How to maximize numerical efficiency

For systems of non-trivial size, the main numerical effort should be in the simulation of the system dynamics. Every iteration of Krotov’s method requires a full backward propagation and a full forward propagation of the states associated with each objective, see krotov.propagators. Therefore, the best numerical efficiency can be achieved by optimizing the performance of the propagator that is passed to optimize_pulses().

One possibility is to implement problem-specific propagators, such as krotov.propagators.DensityMatrixODEPropagator. Going further, you might consider implementing the propagator with the help of lower-level instructions, e.g., by using Cython.

How to deal with the optimization running out of memory

Krotov’s method requires the storage of at least one set of propagated state over the entire time grid, for each objective. For the second-order update equation, up to three sets of stored states per objective may be required. In particular for larger systems and dynamics in Liouville space, the memory required for storing these states may be prohibitively expensive.

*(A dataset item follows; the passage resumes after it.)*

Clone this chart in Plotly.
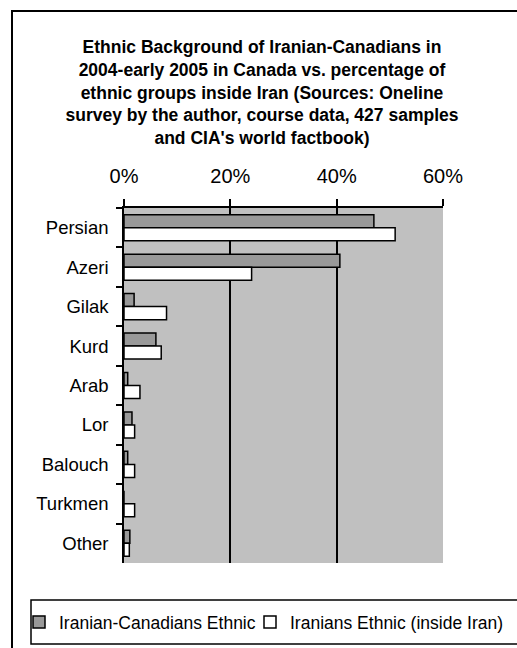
import plotly.graph_objects as go

categories = ["Persian", "Azeri", "Gilak", "Kurd", "Arab", "Lor", "Balouch", "Turkmen", "Other"]
canadians = [47, 40.6, 1.9, 6, 0.7, 1.5, 0.7, 0, 1.1]
inside_iran = [51, 24, 8, 7, 3, 2, 2, 2, 1]
series_names = ["Iranian-Canadians Ethnic", "Iranians Ethnic (inside Iran)"]
x_ticks = [0, 20, 40, 60]
x_tick_labels = ["0%", "20%", "40%", "60%"]
title_lines = [
    "Ethnic Background of Iranian-Canadians in",
    "2004-early 2005 in Canada vs. percentage of",
    "ethnic groups inside Iran (Sources: Oneline",
    "survey by the author, course data, 427 samples",
    "and CIA's world factbook)",
]

W, H = 517, 648
L, R, T, B = 124, 74, 208, 85
PW, PH = W - L - R, H - T - B

def px_x(p):
    return (p - L) / PW

def px_y(p):
    return (H - B - p) / PH

FONT = "Liberation Sans, Arial, sans-serif"

fig = go.Figure()
fig.add_trace(go.Bar(
    y=categories, x=canadians, orientation="h", name=series_names[0],
    marker=dict(color="#999999", line=dict(color="black", width=1.5)),
    legend="legend",
))
fig.add_trace(go.Bar(
    y=categories, x=inside_iran, orientation="h", name=series_names[1],
    marker=dict(color="white", line=dict(color="black", width=1.5)),
    legend="legend2",
))

legend_common = dict(
    orientation="h", xanchor="left", yanchor="top",
    font=dict(size=17.5, family=FONT, color="black"),
    bgcolor="rgba(0,0,0,0)", borderwidth=0, itemwidth=30,
)

fig.update_layout(
    width=W, height=H,
    margin=dict(l=L, r=R, t=T, b=B, pad=0, autoexpand=False),
    paper_bgcolor="white",
    plot_bgcolor="#C0C0C0",
    barmode="group",
    bargap=0.34,
    bargroupgap=0,
    font=dict(family=FONT, color="black"),
    title=dict(
        text="<b>" + "<br>".join(title_lines) + "</b>",
        x=262 / W, xanchor="center", xref="container",
        y=1 - 53 / H, yanchor="top", yref="container",
        font=dict(size=17.5, family=FONT, color="black"),
    ),
    xaxis=dict(
        side="top", range=[0, 60], tickvals=x_ticks, ticktext=x_tick_labels,
        showgrid=True, gridcolor="black", gridwidth=1.5,
        showline=True, linecolor="black", linewidth=1.5,
        ticks="outside", ticklen=7, tickwidth=1.5, tickcolor="black",
        tickfont=dict(size=20, family=FONT, color="black"),
        ticklabelstandoff=8,
        zeroline=False, fixedrange=True,
    ),
    yaxis=dict(
        autorange="reversed", showgrid=False,
        showline=True, linecolor="black", linewidth=1.5,
        ticks="outside", ticklen=6, tickwidth=1.5, tickcolor="black",
        tickson="boundaries",
        tickfont=dict(size=18.5, family=FONT, color="black"),
        ticklabelstandoff=10,
        fixedrange=True,
    ),
    legend=dict(x=px_x(19), y=px_y(604), **legend_common),
    legend2=dict(x=px_x(250), y=px_y(604), **legend_common),
    showlegend=True,
    shapes=[
        dict(type="rect", xref="paper", yref="paper",
             x0=px_x(12), x1=px_x(530), y0=px_y(665), y1=px_y(11),
             line=dict(color="black", width=2), fillcolor="rgba(0,0,0,0)", layer="below"),
        dict(type="rect", xref="paper", yref="paper",
             x0=px_x(31), x1=px_x(530), y0=px_y(644), y1=px_y(600),
             line=dict(color="black", width=1.5), fillcolor="rgba(0,0,0,0)", layer="below"),
    ],
)

fig.write_html("out.html", config={"displayModeBar": False},
               post_script="document.body.style.margin='0';")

The optimize_pulses() accepts a storage parameter to which a constructor for an array-like container can be passed wherein the propagated states will be stored. It is possible to pass custom out-of-memory storage objects, such as Dask arrays. This may carry a significant penalty in runtime, however, as states will have to be read from disk, or across the network.

How to avoid the overhead of QuTiP objects

If you know what you are doing, it is possible to set up an Objective without any qutip.Qobj instances, using arbitrary low-level objects instead. See the Optimization with numpy Arrays for an example.